Exercise Order for Concurrent Training
Sam Stephens
January 2020
Cardiovascular conditioning, strength training, and muscular endurance work. Which should come first and what is best saved for last?
This excerpt is taken from Fitness & Nutrition Programming for Beginners.
“Because effective resistance training programs require some form of cardio, we need to make sure that our sessions support concurrent (targeting more than one exercise style) training while avoiding unnecessary amounts of fatigue. To keep both CNS and PNS fatigue from interfering with our workout productivity, we start with strength, transition into hypertrophy, and then end with cardiovascular conditioning. This setup places the most high volume and fatigue inducing exercises at the end and allows us to maximize our strength/hypertrophy training potential before we get too tired. Untrained lifters will be able to get away with any random order they want for 2-3 months, but that will fade along with the beginner gains – do things the right way from the start.

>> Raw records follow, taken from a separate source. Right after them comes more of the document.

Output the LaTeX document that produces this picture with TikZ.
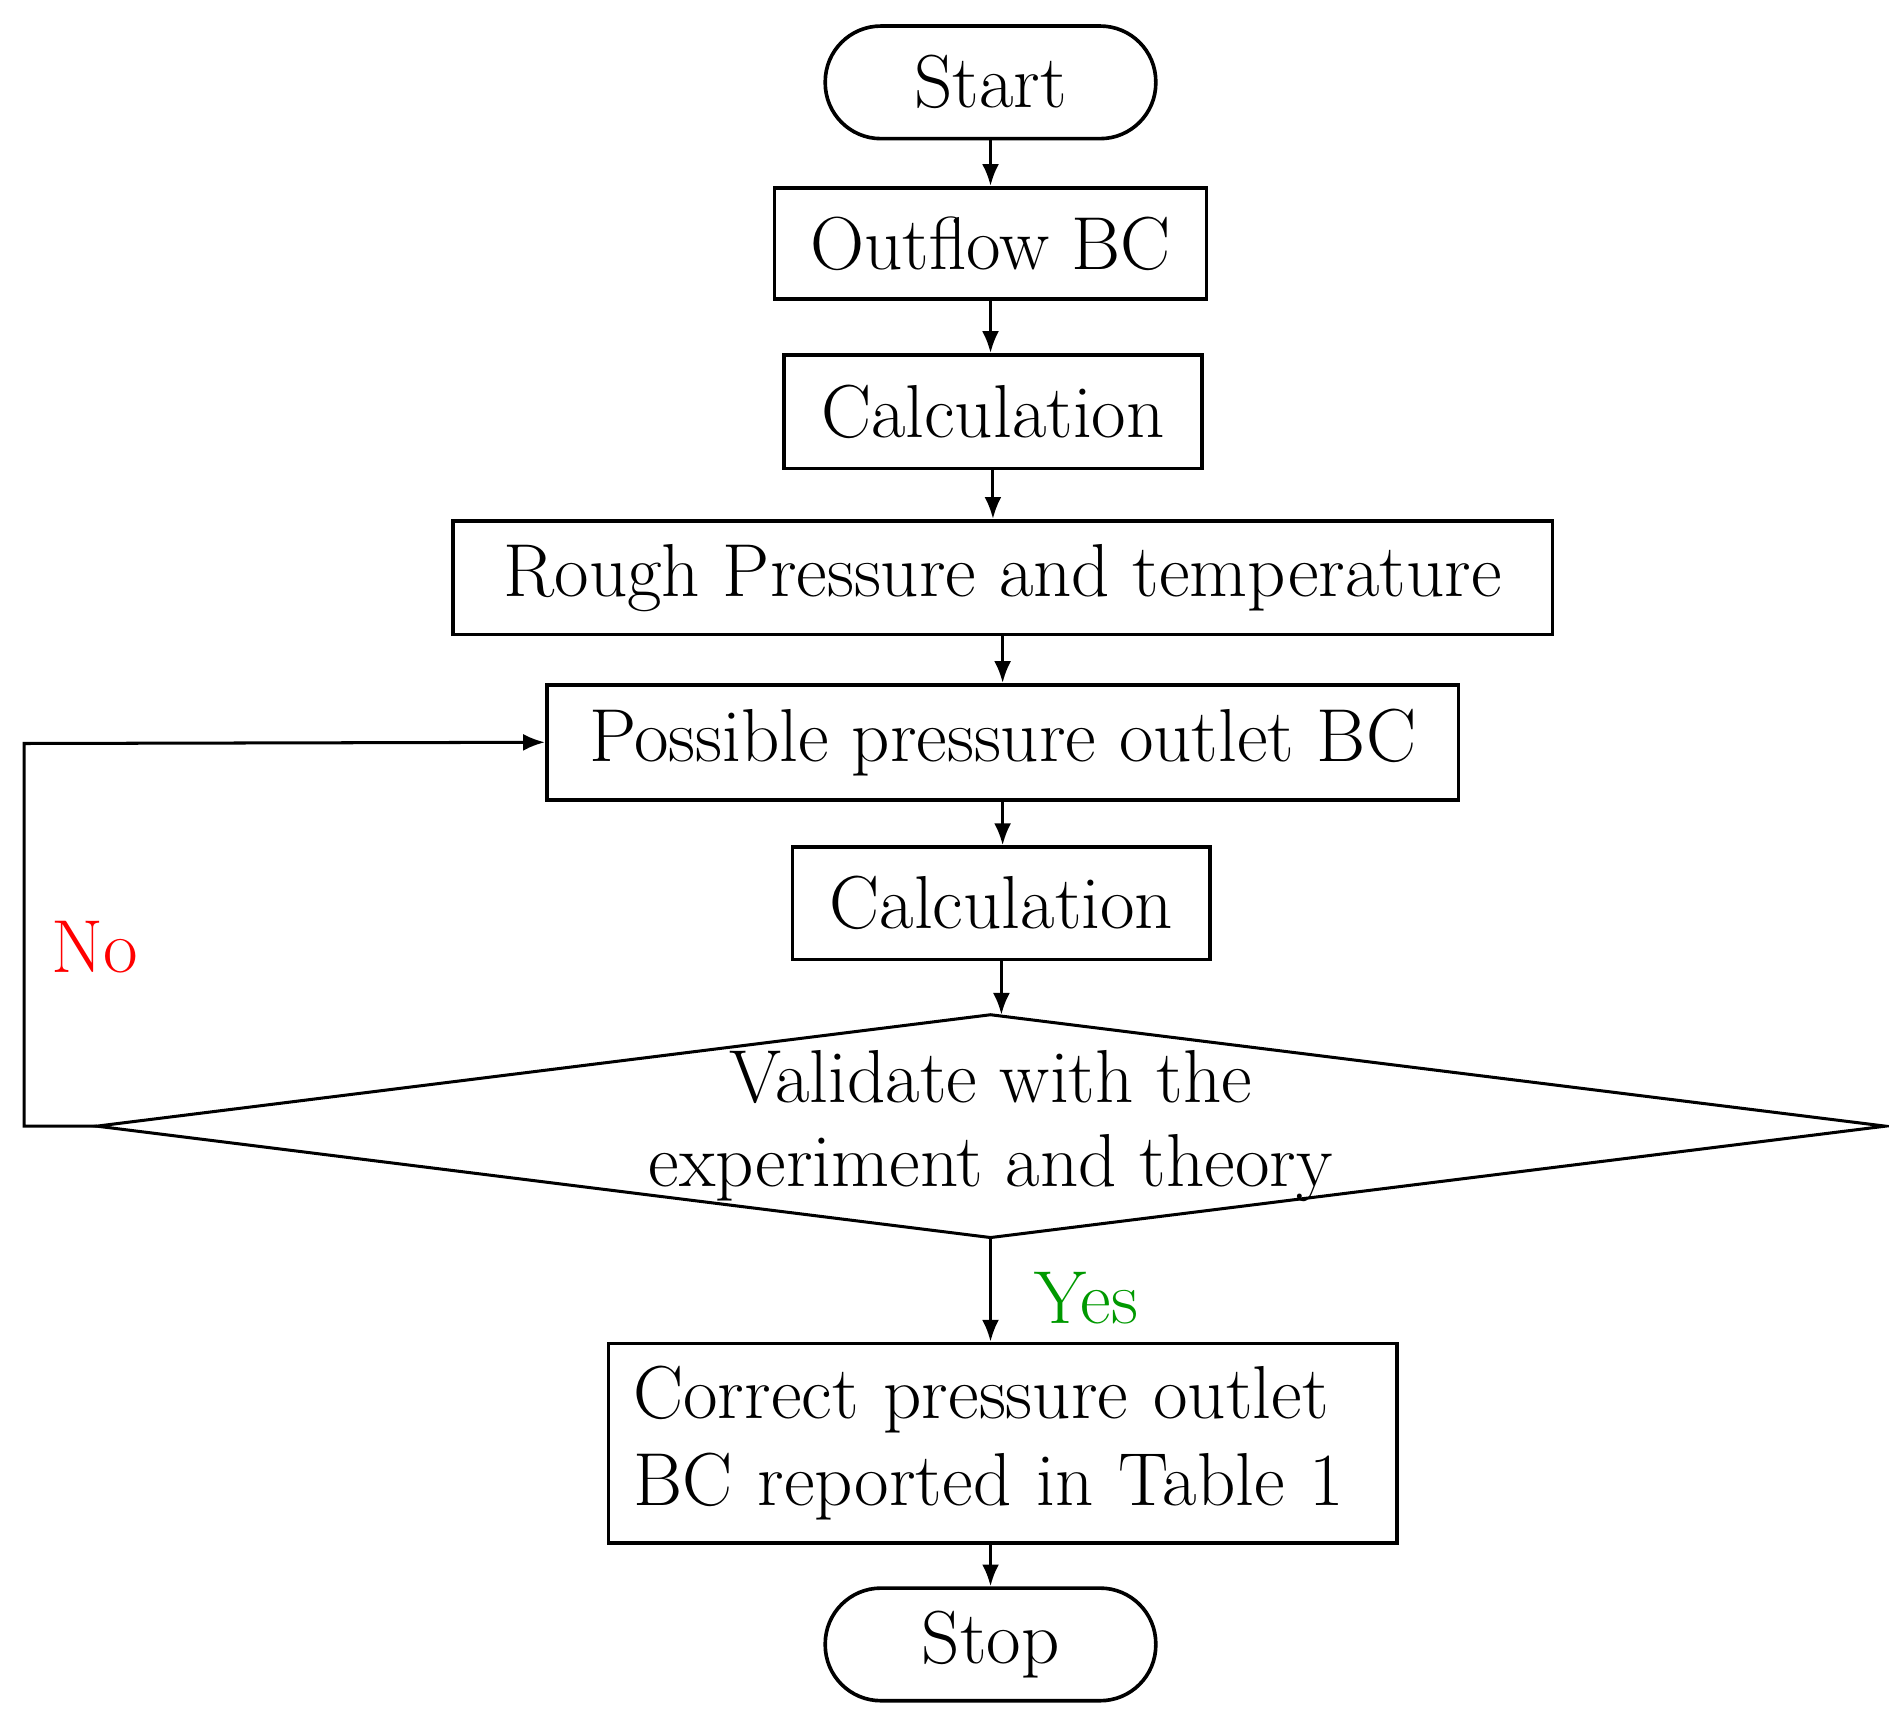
\documentclass[tikz,border=0pt]{standalone}
\usetikzlibrary{arrows.meta}
\begin{document}
\begin{tikzpicture}[x=1pt,y=-1pt,
  box/.style={draw,line width=3pt,inner sep=0pt,font=\fontsize{62}{72}\selectfont},
  term/.style={box,rounded corners=46pt,minimum width=273pt,minimum height=93pt},
  arr/.style={line width=2.5pt,-{Latex[length=18pt,width=14pt]}}]
\useasboundingbox (0,0) rectangle (1560,1416);
\node[term] (start) at (818,68) {Start};
\node[box,minimum width=357pt,minimum height=92pt] (out) at (818,201) {Outflow BC};
\node[box,minimum width=345pt,minimum height=94pt] (calc1) at (820,340) {Calculation};
\node[box,minimum width=908pt,minimum height=94pt] (rough) at (828,477) {Rough Pressure and temperature};
\node[box,minimum width=753pt,minimum height=95pt] (poss) at (828,613) {Possible pressure outlet BC};
\node[box,minimum width=345pt,minimum height=93pt] (calc2) at (827,746) {Calculation};
\coordinate (dt) at (818,838);
\coordinate (dl) at (80,930);
\coordinate (dr) at (1557,930);
\coordinate (db) at (818,1022);
\draw[line width=2.5pt] (dt) -- (dr) -- (db) -- (dl) -- cycle;
\node[font=\fontsize{62}{70}\selectfont,align=center] (val) at (818,930) {Validate with the\\experiment and theory};
\node[box,minimum width=651pt,minimum height=165pt,align=left,text width=610pt] (corr) at (828,1192) {Correct pressure outlet\\BC reported in Table 1};
\node[term] (stop) at (818,1358) {Stop};
\draw[arr] (start) -- (start|-out.north);
\draw[arr] (out) -- (out|-calc1.north);
\draw[arr] (calc1) -- (calc1|-rough.north);
\draw[arr] (rough) -- (rough|-poss.north);
\draw[arr] (poss) -- (poss|-calc2.north);
\draw[arr] (calc2) -- (calc2|-dt);
\draw[arr] (db) -- (db|-corr.north);
\draw[arr] (stop|-corr.south) -- (stop);
\coordinate (c1) at (20,930);
\coordinate (c2) at (20,614);
\draw[arr] (dl) -- (c1) -- (c2) -- (poss.west);
\node[text=red,font=\fontsize{62}{72}\selectfont] (no) at (78,782) {No};
\node[text=green!60!black,font=\fontsize{62}{72}\selectfont] (yes) at (897,1072) {Yes};
\end{tikzpicture}
\end{document}
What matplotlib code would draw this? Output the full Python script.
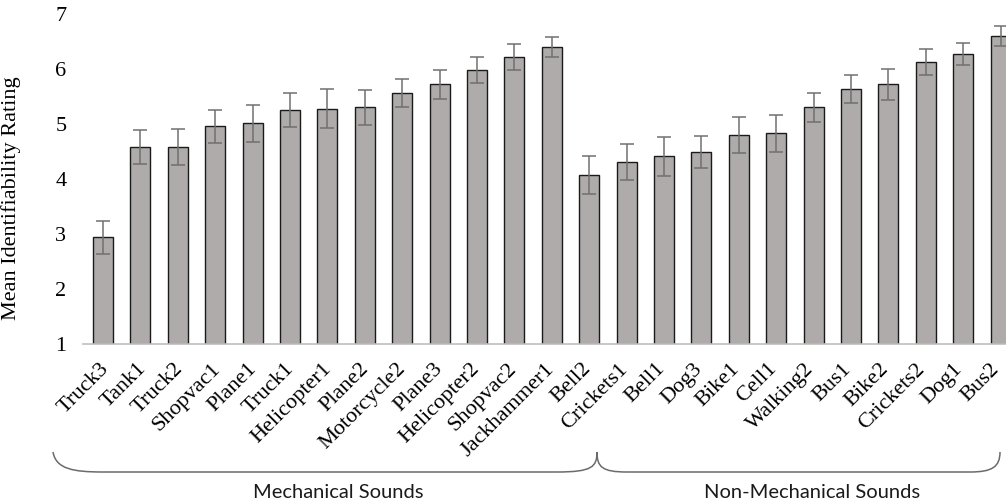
import matplotlib
matplotlib.use("Agg")
import matplotlib.pyplot as plt
from matplotlib.path import Path
from matplotlib.patches import PathPatch
from matplotlib.transforms import Affine2D, ScaledTranslation
import numpy as np

sounds = ["Truck3", "Tank1", "Truck2", "Shopvac1", "Plane1", "Truck1", "Helicopter1",
          "Plane2", "Motorcycle2", "Plane3", "Helicopter2", "Shopvac2", "Jackhammer1",
          "Bell2", "Crickets1", "Bell1", "Dog3", "Bike1", "Cell1", "Walking2", "Bus1",
          "Bike2", "Crickets2", "Dog1", "Bus2"]
means = [2.94, 4.58, 4.58, 4.96, 5.01, 5.25, 5.28, 5.30, 5.56, 5.72, 5.98, 6.22, 6.40,
         4.07, 4.31, 4.41, 4.49, 4.80, 4.83, 5.30, 5.64, 5.72, 6.13, 6.28, 6.60]
errors = [0.30, 0.31, 0.33, 0.30, 0.34, 0.31, 0.36, 0.31, 0.25, 0.27, 0.24, 0.24, 0.19,
          0.34, 0.32, 0.36, 0.29, 0.32, 0.34, 0.27, 0.26, 0.28, 0.24, 0.20, 0.18]
group_names = ["Mechanical Sounds", "Non-Mechanical Sounds"]
y_ticks = [1, 2, 3, 4, 5, 6, 7]

W, H = 1006, 503
fig = plt.figure(figsize=(W / 100, H / 100), dpi=100)
# axes in pixel terms
ax_left, ax_right, ax_bottom, ax_top = 83, 1020.6, 344, 14
ax = fig.add_axes([ax_left / W, (H - ax_bottom) / H, (ax_right - ax_left) / W,
                   (ax_bottom - ax_top) / H])

x = np.arange(len(sounds))
ax.bar(x, [m - 1 for m in means], bottom=1, width=0.53, color="#AFABAB",
       edgecolor="#1a1a1a", linewidth=1.0, zorder=2)
ax.errorbar(x, means, yerr=errors, fmt="none", ecolor="#707070", elinewidth=1.1,
            capsize=5, capthick=1.1, zorder=3)

ax.set_xlim(-0.535, len(sounds) - 0.465)
ax.set_ylim(1, 7)
ax.set_yticks(y_ticks)
ax.set_yticklabels([str(t) for t in y_ticks], family="Liberation Serif", fontsize=16)
ax.tick_params(axis="y", length=0, pad=12)
ax.tick_params(axis="x", length=0)
ax.set_xticks(x)
ax.set_xticklabels(sounds, rotation=45, ha="right", va="center", rotation_mode="anchor",
                   family="Liberation Serif", fontsize=16)
ax.tick_params(axis="x", pad=16)
labels = ax.get_xticklabels()
n = len(labels)
for i, lab in enumerate(labels):
    dx = 3 - 7 * i / (n - 1)
    lab.set_transform(lab.get_transform() + ScaledTranslation(dx / 100, 0, fig.dpi_scale_trans))
for s in ["top", "right", "left"]:
    ax.spines[s].set_visible(False)
ax.spines["bottom"].set_color("#bfbfbf")
ax.spines["bottom"].set_linewidth(1.2)

ax.set_ylabel("Mean Identifiability Rating", family="Liberation Serif", fontsize=16)
ax.yaxis.set_label_coords(-0.066, 0.442)

# braces (figure pixel coordinates, y downward)
pix = Affine2D().scale(1 / W, -1 / H).translate(0, 1) + fig.transFigure
top_y, low_y = 452, 472
def brace_path(x0, xm, x1):
    verts = [(x0, top_y), (x0 + 3, low_y - 3), (x0 + 20, low_y), (x0 + 50, low_y),
             (xm - 40, low_y),
             (xm - 5, low_y), (xm, low_y - 5), (xm, top_y),
             (xm, low_y - 5), (xm + 5, low_y), (xm + 30, low_y),
             (x1 - 30, low_y),
             (x1 - 8, low_y), (x1, low_y - 5), (x1, top_y)]
    codes = [Path.MOVETO, Path.CURVE4, Path.CURVE4, Path.CURVE4,
             Path.LINETO,
             Path.CURVE4, Path.CURVE4, Path.CURVE4,
             Path.CURVE4, Path.CURVE4, Path.CURVE4,
             Path.LINETO,
             Path.CURVE4, Path.CURVE4, Path.CURVE4]
    return Path(verts, codes)

fig.patches.append(PathPatch(brace_path(53, 597, 1000), transform=pix, fill=False,
                             edgecolor="#6b6b6b", linewidth=1.1))

fig.text(338 / W, 1 - 492 / H, group_names[0], ha="center", va="center",
         family="Lato", fontsize=14.5, color="#1a1a1a")
fig.text(812 / W, 1 - 492 / H, group_names[1], ha="center", va="center",
         family="Lato", fontsize=14.5, color="#1a1a1a")

fig.savefig("out.png", dpi=100)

The second line in ordering structure addresses the arrangement of multi-joint vs single-joint exercises and is also primarily influenced by fatigue. While multi-joint movements can feel more tiring than their single-joint counterparts, isolating individual muscles with single-joint exercises actually leads to greater levels of localized peripheral fatigue. If performed first, single-joint movements can compromise the overall integrity of multi-joint movements. If one muscle in a kinetic chain is weakened, the loading potential for that exercise will be decreased. While this multi to single-joint transition is best in most scenarios, there are instances where that order could be reversed (pre-exhaustion).
The last exercise ordering guideline relies on personal preferences and individual program goals. If your daily concurrent structure progresses from resistance training to cardiovascular conditioning and places multi-joint before single-joint movements, any remaining sequence uncertainties should be determined by what’s most important to you and your programming/periodization focus. This is especially true for untrained lifters.
While not pictured, power training would occur before strength for competitive athletes (football, CrossFit, weightlifting, etc).”